■ **What you have to do**: Transcribe the full listing exactly, and drop every picture.

____

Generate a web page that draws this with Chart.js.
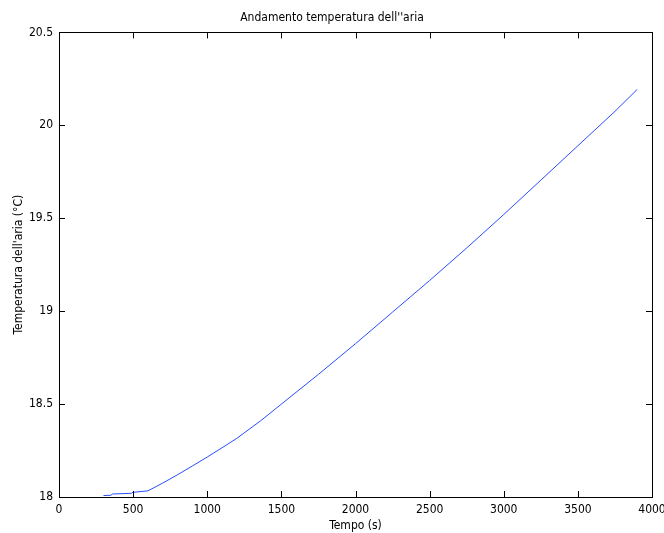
<!DOCTYPE html>
<html>
<head>
<meta charset="utf-8">
<script src="https://cdn.jsdelivr.net/npm/chart.js@4/dist/chart.umd.min.js"></script>
<style>
  html, body { margin: 0; padding: 0; background: #fff; }
  #wrap { width: 664px; height: 533px; }
</style>
</head>
<body>
<div id="wrap"><canvas id="chartTemperatura"></canvas></div>
<script>
// tempo (s) e temperatura dell'aria (°C)
const tempo = [300, 350, 360, 490, 500, 510, 600, 700, 800, 900, 1000, 1100, 1200, 1360, 1500, 1750, 2000, 2250, 2500, 2750, 3000, 3250, 3500, 3750, 3900];
const temperatura = [18.008, 18.009, 18.016, 18.02, 18.028, 18.026, 18.033, 18.075, 18.12, 18.167, 18.215, 18.265, 18.316, 18.41, 18.5, 18.66, 18.825, 18.995, 19.165, 19.34, 19.52, 19.705, 19.89, 20.075, 20.193];
const tickX = [0, 500, 1000, 1500, 2000, 2500, 3000, 3500, 4000];
const tickY = [18, 18.5, 19, 19.5, 20, 20.5];

const font = { family: "'Liberation Sans Narrow', 'DejaVu Sans Condensed', 'Liberation Sans', sans-serif", size: 12 };

// box attorno al grafico con tacche verso l'interno (stile matlab)
const boxPlugin = {
    id: 'box',
    afterDraw(chart) {
        const ctx = chart.ctx;
        const a = chart.chartArea;
        const sx = chart.scales.x, sy = chart.scales.y;
        ctx.save();
        ctx.strokeStyle = '#000';
        ctx.lineWidth = 1;
        ctx.strokeRect(Math.round(a.left) + 0.5, Math.round(a.top) + 0.5, Math.round(a.right - a.left), Math.round(a.bottom - a.top));
        ctx.beginPath();
        tickX.forEach(v => {
            const x = Math.round(sx.getPixelForValue(v)) + 0.5;
            ctx.moveTo(x, a.bottom); ctx.lineTo(x, a.bottom - 6);
            ctx.moveTo(x, a.top); ctx.lineTo(x, a.top + 6);
        });
        tickY.forEach(v => {
            const y = Math.round(sy.getPixelForValue(v)) + 0.5;
            ctx.moveTo(a.left, y); ctx.lineTo(a.left + 6, y);
            ctx.moveTo(a.right, y); ctx.lineTo(a.right - 6, y);
        });
        ctx.stroke();
        ctx.restore();
    }
};

const dataTemperatura = {
    datasets: [{
        label: 'temperatura',
        data: tempo.map((t, i) => ({ x: t, y: temperatura[i] })),
        borderColor: '#2a4dff',
        borderWidth: 1,
        pointRadius: 0,
        tension: 0
    }]
};

const configTemperatura = {
    type: 'line',
    data: dataTemperatura,
    plugins: [boxPlugin],
    options: {
        responsive: false,
        animation: false,
        layout: { padding: { top: 0, right: 0, left: 0, bottom: 0 } },
        plugins: {
            legend: { display: false },
            tooltip: { enabled: false },
            title: {
                display: true,
                text: "Andamento temperatura dell''aria",
                color: '#000',
                font: { family: font.family, size: 12, weight: 'normal' },
                padding: { top: 11, bottom: 7 }
            }
        },
        scales: {
            x: {
                type: 'linear',
                min: 0,
                max: 4000,
                afterBuildTicks: s => { s.ticks = tickX.map(v => ({ value: v })); },
                afterFit: s => { s.height = 36; s.paddingRight = 12; },
                grid: { display: false, drawTicks: false },
                border: { display: false },
                ticks: { color: '#000', font: font, padding: 6, maxRotation: 0, callback: v => String(v) },
                title: { display: true, text: 'Tempo (s)', color: '#000', font: font, padding: { top: 2, bottom: 0 } }
            },
            y: {
                type: 'linear',
                min: 18,
                max: 20.5,
                afterBuildTicks: s => { s.ticks = tickY.map(v => ({ value: v })); },
                afterFit: s => { s.width = 59; },
                grid: { display: false, drawTicks: false },
                border: { display: false },
                ticks: { color: '#000', font: font, padding: 6, callback: v => String(v) },
                title: { display: true, text: "Temperatura dell'aria (°C)", color: '#000', font: font, padding: { top: 12, bottom: 0 } }
            }
        }
    }
};

const canvas = document.getElementById('chartTemperatura');
canvas.width = 664;
canvas.height = 533;
var chartTemperatura = new Chart(canvas, configTemperatura);
</script>
</body>
</html>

____

■ **Correct response**:
Generate a web page that draws this with Chart.js.
<!DOCTYPE html>
<html>
<head>
<meta charset="utf-8">
<script src="https://cdn.jsdelivr.net/npm/chart.js@4/dist/chart.umd.min.js"></script>
<style>
  html, body { margin: 0; padding: 0; background: #fff; }
  #wrap { width: 664px; height: 533px; }
</style>
</head>
<body>
<div id="wrap"><canvas id="chartTemperatura"></canvas></div>
<script>
// tempo (s) e temperatura dell'aria (°C)
const tempo = [300, 350, 360, 490, 500, 510, 600, 700, 800, 900, 1000, 1100, 1200, 1360, 1500, 1750, 2000, 2250, 2500, 2750, 3000, 3250, 3500, 3750, 3900];
const temperatura = [18.008, 18.009, 18.016, 18.02, 18.028, 18.026, 18.033, 18.075, 18.12, 18.167, 18.215, 18.265, 18.316, 18.41, 18.5, 18.66, 18.825, 18.995, 19.165, 19.34, 19.52, 19.705, 19.89, 20.075, 20.193];
const tickX = [0, 500, 1000, 1500, 2000, 2500, 3000, 3500, 4000];
const tickY = [18, 18.5, 19, 19.5, 20, 20.5];

const font = { family: "'Liberation Sans Narrow', 'DejaVu Sans Condensed', 'Liberation Sans', sans-serif", size: 12 };

// box attorno al grafico con tacche verso l'interno (stile matlab)
const boxPlugin = {
    id: 'box',
    afterDraw(chart) {
        const ctx = chart.ctx;
        const a = chart.chartArea;
        const sx = chart.scales.x, sy = chart.scales.y;
        ctx.save();
        ctx.strokeStyle = '#000';
        ctx.lineWidth = 1;
        ctx.strokeRect(Math.round(a.left) + 0.5, Math.round(a.top) + 0.5, Math.round(a.right - a.left), Math.round(a.bottom - a.top));
        ctx.beginPath();
        tickX.forEach(v => {
            const x = Math.round(sx.getPixelForValue(v)) + 0.5;
            ctx.moveTo(x, a.bottom); ctx.lineTo(x, a.bottom - 6);
            ctx.moveTo(x, a.top); ctx.lineTo(x, a.top + 6);
        });
        tickY.forEach(v => {
            const y = Math.round(sy.getPixelForValue(v)) + 0.5;
            ctx.moveTo(a.left, y); ctx.lineTo(a.left + 6, y);
            ctx.moveTo(a.right, y); ctx.lineTo(a.right - 6, y);
        });
        ctx.stroke();
        ctx.restore();
    }
};

const dataTemperatura = {
    datasets: [{
        label: 'temperatura',
        data: tempo.map((t, i) => ({ x: t, y: temperatura[i] })),
        borderColor: '#2a4dff',
        borderWidth: 1,
        pointRadius: 0,
        tension: 0
    }]
};

const configTemperatura = {
    type: 'line',
    data: dataTemperatura,
    plugins: [boxPlugin],
    options: {
        responsive: false,
        animation: false,
        layout: { padding: { top: 0, right: 0, left: 0, bottom: 0 } },
        plugins: {
            legend: { display: false },
            tooltip: { enabled: false },
            title: {
                display: true,
                text: "Andamento temperatura dell''aria",
                color: '#000',
                font: { family: font.family, size: 12, weight: 'normal' },
                padding: { top: 11, bottom: 7 }
            }
        },
        scales: {
            x: {
                type: 'linear',
                min: 0,
                max: 4000,
                afterBuildTicks: s => { s.ticks = tickX.map(v => ({ value: v })); },
                afterFit: s => { s.height = 36; s.paddingRight = 12; },
                grid: { display: false, drawTicks: false },
                border: { display: false },
                ticks: { color: '#000', font: font, padding: 6, maxRotation: 0, callback: v => String(v) },
                title: { display: true, text: 'Tempo (s)', color: '#000', font: font, padding: { top: 2, bottom: 0 } }
            },
            y: {
                type: 'linear',
                min: 18,
                max: 20.5,
                afterBuildTicks: s => { s.ticks = tickY.map(v => ({ value: v })); },
                afterFit: s => { s.width = 59; },
                grid: { display: false, drawTicks: false },
                border: { display: false },
                ticks: { color: '#000', font: font, padding: 6, callback: v => String(v) },
                title: { display: true, text: "Temperatura dell'aria (°C)", color: '#000', font: font, padding: { top: 12, bottom: 0 } }
            }
        }
    }
};

const canvas = document.getElementById('chartTemperatura');
canvas.width = 664;
canvas.height = 533;
var chartTemperatura = new Chart(canvas, configTemperatura);
</script>
</body>
</html>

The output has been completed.